Python’s collections module offers specialized data structures that provide even more functionality:

NamedTuple #

The namedtuple function creates tuple subclasses with named fields, making your code more readable:

from collections import namedtuple

# Define a named tuple
Point = namedtuple('Point', ['x', 'y'])

# Create and use a named tuple
p = Point(x=10, y=20)
print(p.x, p.y)  # Output: 10 20

Deque #

deque is a double-ended queue that supports fast appends and pops from both ends. It’s perfect for implementing queues and stacks:

from collections import deque

# Create and manipulate a deque
queue = deque([1, 2, 3])
queue.append(4)
queue.appendleft(0)
item = queue.pop()
item = queue.popleft()

Counter #

Counter is a specialized dictionary for counting hashable items, useful for tallying occurrences:

from collections import Counter

# Create and use a Counter
count = Counter(['a', 'b', 'a', 'c', 'b', 'a'])
print(count['a'])  # Output: 3
print(count.most_common(2))  # Output: [('a', 3), ('b', 2)]

OrderedDict #

OrderedDict maintains the order of items as they are inserted, which is helpful when order matters:

from collections import OrderedDict

# Create and use an OrderedDict
ordered_dict = OrderedDict([
    ('first', 1),
    ('second', 2),
    ('third', 3)
])

for key, value in ordered_dict.items():
    print(key, value)

Performance Considerations #

Time Complexity #

Knowing the time complexity of operations helps you understand how data structures perform.
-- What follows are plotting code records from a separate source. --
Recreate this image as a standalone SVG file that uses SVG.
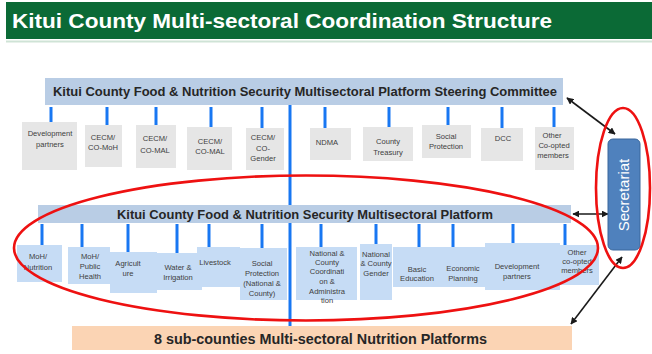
<svg xmlns="http://www.w3.org/2000/svg" width="652" height="354" viewBox="0 0 652 354">
  <defs>
    <marker id="arrow" viewBox="0 0 10 10" refX="9" refY="5" markerWidth="7" markerHeight="7" orient="auto-start-reverse" markerUnits="userSpaceOnUse">
      <path d="M0,0 L10,5 L0,10 z" fill="#1a1a1a"/>
    </marker>
    <style>
      .bar { fill: #b9cde5; }
      .bar-text { font-family: "Liberation Sans", Arial, sans-serif; font-weight: bold; font-size: 13px; fill: #262626; }
      .top-box { fill: #e6e6e6; }
      .low-box { fill: #c6dcf5; }
      .lbl { font-family: "Liberation Sans", Arial, sans-serif; font-size: 7.6px; fill: #404040; text-anchor: middle; }
      .tick { stroke: #1877f2; stroke-width: 3; }
      .spine { stroke: #1877f2; stroke-width: 3; }
      .link { stroke: #1a1a1a; stroke-width: 1.6; fill: none; marker-start: url(#arrow); marker-end: url(#arrow); }
      .ring { fill: none; stroke: #ee1111; stroke-width: 2.6; }
    </style>
  </defs>

  <rect width="652" height="354" fill="#ffffff"/>

  <!-- Heading band -->
  <g id="heading">
    <rect x="6" y="2" width="646" height="37" fill="#0b6a36"/>
    <line x1="6" y1="41.5" x2="652" y2="41.5" stroke="#cfe3d6" stroke-width="2"/>
    <text x="12" y="28" font-family="Liberation Sans, Arial, sans-serif" font-weight="bold" font-size="21" fill="#ffffff" textLength="540" lengthAdjust="spacingAndGlyphs">Kitui County Multi-sectoral Coordination Structure</text>
  </g>

  <!-- Connectors -->
  <g id="connectors">
    <line class="spine" x1="290" y1="105" x2="290" y2="326"/>
    <!-- steering committee members -->
    <line class="tick" x1="51" y1="107" x2="51" y2="122"/>
    <line class="tick" x1="107" y1="107" x2="107" y2="125"/>
    <line class="tick" x1="156" y1="107" x2="156" y2="125"/>
    <line class="tick" x1="211" y1="107" x2="211" y2="127"/>
    <line class="tick" x1="262" y1="107" x2="262" y2="128"/>
    <line class="tick" x1="325" y1="107" x2="325" y2="128"/>
    <line class="tick" x1="389" y1="107" x2="389" y2="127"/>
    <line class="tick" x1="448" y1="107" x2="448" y2="125"/>
    <line class="tick" x1="502" y1="107" x2="502" y2="128"/>
    <line class="tick" x1="554" y1="107" x2="554" y2="127"/>
    <!-- platform members -->
    <line class="tick" x1="42" y1="224" x2="42" y2="245"/>
    <line class="tick" x1="82" y1="224" x2="82" y2="247"/>
    <line class="tick" x1="128" y1="224" x2="128" y2="252"/>
    <line class="tick" x1="177" y1="224" x2="177" y2="253"/>
    <line class="tick" x1="209" y1="224" x2="209" y2="247"/>
    <line class="tick" x1="262" y1="224" x2="262" y2="248"/>
    <line class="tick" x1="321" y1="224" x2="321" y2="247"/>
    <line class="tick" x1="376" y1="224" x2="376" y2="244"/>
    <line class="tick" x1="419" y1="224" x2="419" y2="247"/>
    <line class="tick" x1="453" y1="224" x2="453" y2="247"/>
    <line class="tick" x1="513" y1="224" x2="513" y2="243"/>
    <line class="tick" x1="565" y1="224" x2="565" y2="245"/>
    <!-- secretariat links -->
    <line class="link" x1="567" y1="98" x2="615" y2="134"/>
    <line class="link" x1="573" y1="214" x2="608" y2="214"/>
    <line class="link" x1="622" y1="257" x2="571" y2="324"/>
  </g>

  <!-- Steering committee -->
  <g id="steering-committee">
    <rect class="bar" x="45" y="78" width="518" height="27"/>
    <text class="bar-text" x="53" y="96" textLength="504" lengthAdjust="spacingAndGlyphs">Kitui County Food &amp; Nutrition Security Multisectoral Platform Steering Committee</text>
  </g>

  <g id="sc-development-partners">
    <rect class="top-box" x="22" y="122" width="55" height="48"/>
    <text class="lbl" x="50" y="136">Development</text>
    <text class="lbl" x="50" y="147">partners</text>
  </g>
  <g id="sc-cecm-moh">
    <rect class="top-box" x="85" y="125" width="37" height="42"/>
    <text class="lbl" x="103" y="140">CECM/</text>
    <text class="lbl" x="103" y="150">CO-MoH</text>
  </g>
  <g id="sc-cecm-mal-1">
    <rect class="top-box" x="136" y="125" width="40" height="43"/>
    <text class="lbl" x="155" y="141">CECM/</text>
    <text class="lbl" x="155" y="153">CO-MAL</text>
  </g>
  <g id="sc-cecm-mal-2">
    <rect class="top-box" x="187" y="127" width="45" height="43"/>
    <text class="lbl" x="210" y="144">CECM/</text>
    <text class="lbl" x="210" y="154">CO-MAL</text>
  </g>
  <g id="sc-cecm-gender">
    <rect class="top-box" x="246" y="128" width="38" height="42"/>
    <text class="lbl" x="263" y="140">CECM/</text>
    <text class="lbl" x="263" y="151">CO-</text>
    <text class="lbl" x="263" y="161">Gender</text>
  </g>
  <g id="sc-ndma">
    <rect class="top-box" x="310" y="128" width="41" height="32"/>
    <text class="lbl" x="327" y="145">NDMA</text>
  </g>
  <g id="sc-county-treasury">
    <rect class="top-box" x="363" y="127" width="50" height="34"/>
    <text class="lbl" x="388" y="144">County</text>
    <text class="lbl" x="388" y="155">Treasury</text>
  </g>
  <g id="sc-social-protection">
    <rect class="top-box" x="422" y="125" width="49" height="33"/>
    <text class="lbl" x="446" y="139">Social</text>
    <text class="lbl" x="446" y="149">Protection</text>
  </g>
  <g id="sc-dcc">
    <rect class="top-box" x="481" y="128" width="42" height="33"/>
    <text class="lbl" x="503" y="141">DCC</text>
  </g>
  <g id="sc-other">
    <rect class="top-box" x="535" y="127" width="39" height="43"/>
    <text class="lbl" x="552" y="138">Other</text>
    <text class="lbl" x="554" y="148">Co-opted</text>
    <text class="lbl" x="553" y="158">members</text>
  </g>

  <!-- Multisectoral platform -->
  <g id="platform">
    <rect class="bar" x="38" y="205" width="533" height="18"/>
    <text class="bar-text" x="117" y="219" textLength="376" lengthAdjust="spacingAndGlyphs">Kitui County Food &amp; Nutrition Security Multisectoral Platform</text>
  </g>

  <g id="pf-moh-nutrition">
    <rect class="low-box" x="17" y="245" width="45" height="37"/>
    <text class="lbl" x="38" y="259">MoH/</text>
    <text class="lbl" x="38" y="270">Nutrition</text>
  </g>
  <g id="pf-moh-public-health">
    <rect class="low-box" x="68" y="247" width="42" height="37"/>
    <text class="lbl" x="90" y="259">MoH/</text>
    <text class="lbl" x="90" y="269">Public</text>
    <text class="lbl" x="90" y="279">Health</text>
  </g>
  <g id="pf-agriculture">
    <rect class="low-box" x="110" y="252" width="47" height="41"/>
    <text class="lbl" x="128" y="266">Agricult</text>
    <text class="lbl" x="128" y="276">ure</text>
  </g>
  <g id="pf-water">
    <rect class="low-box" x="157" y="253" width="45" height="37"/>
    <text class="lbl" x="178" y="270">Water &amp;</text>
    <text class="lbl" x="178" y="280">Irrigation</text>
  </g>
  <g id="pf-livestock">
    <rect class="low-box" x="197" y="247" width="43" height="40"/>
    <text class="lbl" x="215" y="265">Livestock</text>
  </g>
  <g id="pf-social-protection">
    <rect class="low-box" x="240" y="248" width="47" height="52"/>
    <text class="lbl" x="262" y="266">Social</text>
    <text class="lbl" x="262" y="276">Protection</text>
    <text class="lbl" x="262" y="286">(National &amp;</text>
    <text class="lbl" x="262" y="296">County)</text>
  </g>
  <g id="pf-coordination">
    <rect class="low-box" x="296" y="247" width="61" height="53"/>
    <text class="lbl" x="327" y="256">National &amp;</text>
    <text class="lbl" x="327" y="265">County</text>
    <text class="lbl" x="327" y="274">Coordinati</text>
    <text class="lbl" x="327" y="284">on &amp;</text>
    <text class="lbl" x="327" y="294">Administra</text>
    <text class="lbl" x="327" y="303">tion</text>
  </g>
  <g id="pf-gender">
    <rect class="low-box" x="360" y="244" width="32" height="56"/>
    <text class="lbl" x="376" y="257">National</text>
    <text class="lbl" x="376" y="266">&amp; County</text>
    <text class="lbl" x="376" y="276">Gender</text>
  </g>
  <g id="pf-basic-education">
    <rect class="low-box" x="393" y="247" width="47" height="40"/>
    <text class="lbl" x="417" y="272">Basic</text>
    <text class="lbl" x="417" y="281">Education</text>
  </g>
  <g id="pf-economic-planning">
    <rect class="low-box" x="440" y="247" width="45" height="40"/>
    <text class="lbl" x="463" y="271">Economic</text>
    <text class="lbl" x="463" y="281">Planning</text>
  </g>
  <g id="pf-development-partners">
    <rect class="low-box" x="485" y="243" width="75" height="47"/>
    <text class="lbl" x="517" y="269">Development</text>
    <text class="lbl" x="517" y="279">partners</text>
  </g>
  <g id="pf-other">
    <rect class="low-box" x="560" y="245" width="39" height="40"/>
    <text class="lbl" x="577" y="255">Other</text>
    <text class="lbl" x="577" y="264">co-opted</text>
    <text class="lbl" x="577" y="273">members</text>
  </g>

  <!-- Sub-county platforms -->
  <g id="sub-counties">
    <rect x="72" y="326" width="500" height="24" fill="#fbd4b4"/>
    <text x="154" y="344" font-family="Liberation Sans, Arial, sans-serif" font-weight="bold" font-size="14" fill="#262626" textLength="333" lengthAdjust="spacingAndGlyphs">8 sub-counties Multi-sectoral Nutrition Platforms</text>
  </g>

  <!-- Secretariat -->
  <g id="secretariat">
    <rect x="608" y="139" width="32" height="111" rx="5" fill="#4f81bd" stroke="#3a679c" stroke-width="1"/>
    <text x="0" y="0" transform="translate(629,195) rotate(-90)" font-family="Liberation Sans, Arial, sans-serif" font-size="15" fill="#ffffff" text-anchor="middle">Secretariat</text>
  </g>

  <!-- Highlight rings -->
  <g id="highlights">
    <ellipse class="ring" cx="306" cy="248" rx="292" ry="72.5"/>
    <ellipse class="ring" cx="623" cy="188" rx="27" ry="80"/>
  </g>
</svg>
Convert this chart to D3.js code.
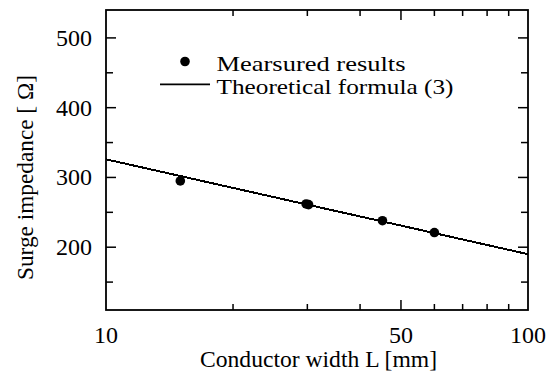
<!DOCTYPE html>
<html>
<head>
<meta charset="utf-8">
<script src="https://cdn.jsdelivr.net/npm/d3@7"></script>
<style>
  body { margin: 0; background: #fff; }
</style>
</head>
<body>
<svg id="chart" width="558" height="376" font-family="Liberation Serif"></svg>
<script>
// measured points (conductor width in mm, surge impedance in ohm)
const measWidth = [15, 29.8, 30.2, 45.2, 60];
const measZ = [295, 262, 261, 238, 221];

// theoretical formula (3)
const theoWidth = [10, 20, 30, 50, 100];
const theoZ = [326, 285, 261, 231, 190];

const yTicks = [200, 300, 400, 500];
const yMinor = [150, 250, 350, 450];
const xTicks = [10, 50, 100];
const xMinor = [20, 30, 40, 60, 70, 80, 90];

const svg = d3.select("#chart");
const pl = 106, pr = 528, pt = 10, pb = 310;

const x = d3.scaleLog().domain([10, 100]).range([pl, pr]);
const y = d3.scaleLinear().domain([110, 540]).range([pb, pt]);

// frame
svg.append("rect")
    .attr("x", pl).attr("y", pt)
    .attr("width", pr - pl).attr("height", pb - pt)
    .attr("fill", "none").attr("stroke", "#000").attr("stroke-width", 1.8);

// ticks, all pointing inside
const tickG = svg.append("g").attr("stroke", "#000").attr("stroke-width", 1.5);
function vTicks(vals, len) {
    vals.forEach(v => {
        tickG.append("line").attr("x1", x(v)).attr("x2", x(v)).attr("y1", pb).attr("y2", pb - len);
        tickG.append("line").attr("x1", x(v)).attr("x2", x(v)).attr("y1", pt).attr("y2", pt + len);
    });
}
function hTicks(vals, len) {
    vals.forEach(v => {
        tickG.append("line").attr("y1", y(v)).attr("y2", y(v)).attr("x1", pl).attr("x2", pl + len);
        tickG.append("line").attr("y1", y(v)).attr("y2", y(v)).attr("x1", pr).attr("x2", pr - len);
    });
}
vTicks(xTicks.slice(1, 2), 10);
vTicks(xMinor, 6);
hTicks(yTicks, 10);
hTicks(yMinor, 7);

// tick labels
svg.selectAll(".ylab").data(yTicks).enter().append("text")
    .attr("x", pl - 14).attr("y", d => y(d) + 8)
    .attr("text-anchor", "end").attr("font-size", 24)
    .text(d => d);
svg.selectAll(".xlab").data(xTicks).enter().append("text")
    .attr("x", d => x(d)).attr("y", 343)
    .attr("text-anchor", "middle").attr("font-size", 24)
    .text(d => d);

// axis titles
svg.append("text")
    .attr("x", 200).attr("y", 367)
    .attr("font-size", 24)
    .attr("textLength", 237).attr("lengthAdjust", "spacingAndGlyphs")
    .text("Conductor width L [mm]");

svg.append("text")
    .attr("transform", "translate(33,177.5) rotate(-90)")
    .attr("text-anchor", "middle").attr("font-size", 24)
    .attr("textLength", 205).attr("lengthAdjust", "spacingAndGlyphs")
    .text("Surge impedance [ \u03A9]");

// theoretical line
const line = d3.line().x((d, i) => x(theoWidth[i])).y(d => y(d));
svg.append("path")
    .datum(theoZ)
    .attr("d", line)
    .attr("fill", "none").attr("stroke", "#000").attr("stroke-width", 2)
    .attr("shape-rendering", "crispEdges");

// measured dots
svg.selectAll(".dot").data(measZ).enter().append("circle")
    .attr("cx", (d, i) => x(measWidth[i])).attr("cy", d => y(d))
    .attr("r", 4.8).attr("fill", "#000");

// legend
svg.append("circle").attr("cx", 185).attr("cy", 61.5).attr("r", 4.8).attr("fill", "#000");
svg.append("text").attr("x", 216.5).attr("y", 70.5).attr("font-size", 22)
    .attr("textLength", 189).attr("lengthAdjust", "spacingAndGlyphs")
    .text("Mearsured results");
svg.append("line").attr("x1", 160).attr("x2", 210).attr("y1", 84.3).attr("y2", 84.3)
    .attr("stroke", "#000").attr("stroke-width", 1.8);
svg.append("text").attr("x", 216.5).attr("y", 93.5).attr("font-size", 22)
    .attr("textLength", 237).attr("lengthAdjust", "spacingAndGlyphs")
    .text("Theoretical formula (3)");
</script>
</body>
</html>
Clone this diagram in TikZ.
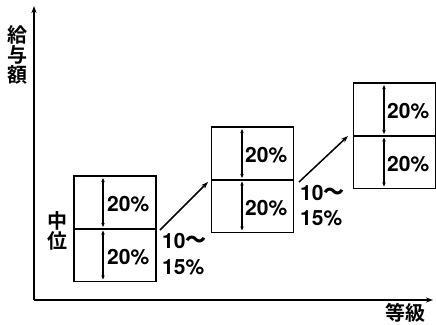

For instance, list operations like appending are \(O(1)\) , while inserting or deleting elements can be \(O(n)\) . Set and dictionary operations usually have average-case time complexity of \(O(1)\) thanks to hash tables.

Space Complexity #

Space complexity refers to the amount of memory a data structure uses. Lists and dictionaries grow as needed, while tuples are more memory-efficient because of their immutability. Named tuples offer a memory-efficient alternative to regular tuples with named fields.